Reported by Kristyn Anthony
Langara College’s premiere theatre arts program is expanding its breadth thanks to the success of the Studio 58 Legacy Fund, raising almost 10 per cent more than anticipated.
Initially established to celebrate the 50th anniversary of the program, artistic director Kathryn Shaw, former associate director Jane Heyman and Studio 58 graduate Joey Lespérance conceived the idea over dinner one evening in the spring of 2014.
In September, the Langara College Foundation announced the Legacy Fund had exceeded its original goal of $250,000. Over 500 individual donors have contributed to the campaign raising $136,739, which was then matched by the college.

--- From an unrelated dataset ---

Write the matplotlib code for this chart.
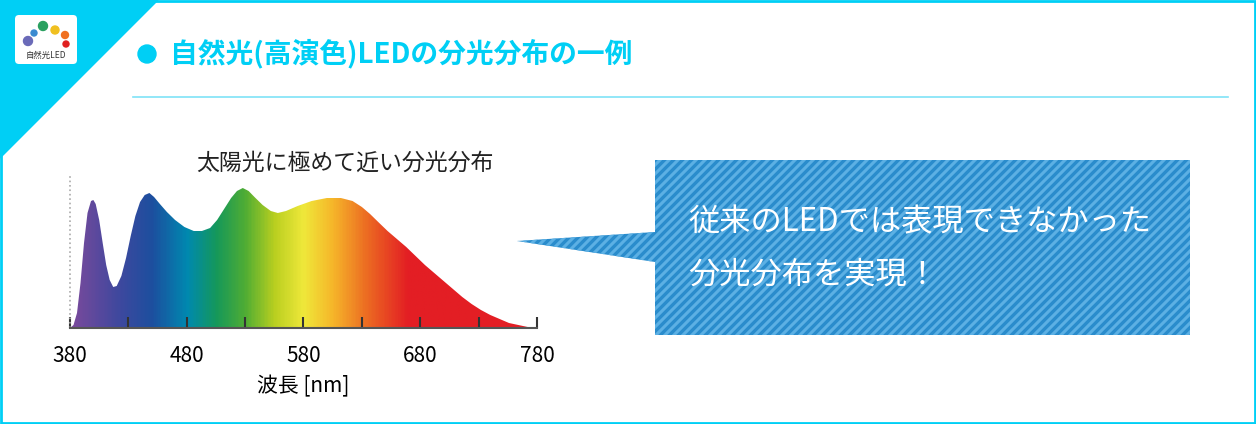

The Legacy Fund supported by past grads and professionals alike
While it wasn’t clear exactly how the additional $23,000 would be spent, on the whole, the fund has given students opportunities such as working with professional actress and program alum Leslie Jones in last season’s production of The Crowd.
“They had the opportunity to observe first hand how a professional actor approaches the work,” Shaw wrote in an email to The Voice. “They were able to ask her questions and get advice on how to survive in the outside world.”
Cameron Mackenzie, co-founder of Zee Zee Theatre, is a graduate of Studio 58 and proud donor to the Legacy Fund.
“Studio 58 is one of the best conservatory theatre programs in the country and when you look at the resources we have, it’s laughable,” Mackenzie said.
The expansion will be beneficial to those on stage
David Hudgins is the associate director of Studio 58 and said the advantages the Legacy Fund provides are not always visible on stage. But, he feels it’s had a positive effect on the students, reinforcing the respect people have for the program.
“It’s changed us,” said Hudgins. “We owe a huge debt of gratitude to those who donated.”
Hudgins cited this season’s musical, 42nd Street as an example of the benefits of the fund, allowing for a choreographer to be hired for the length of the run as well as an improved set design.
“It gives us an edge,” he said. “And, it gives the students an experience that we wouldn’t otherwise be able to afford, really enhancing their education.”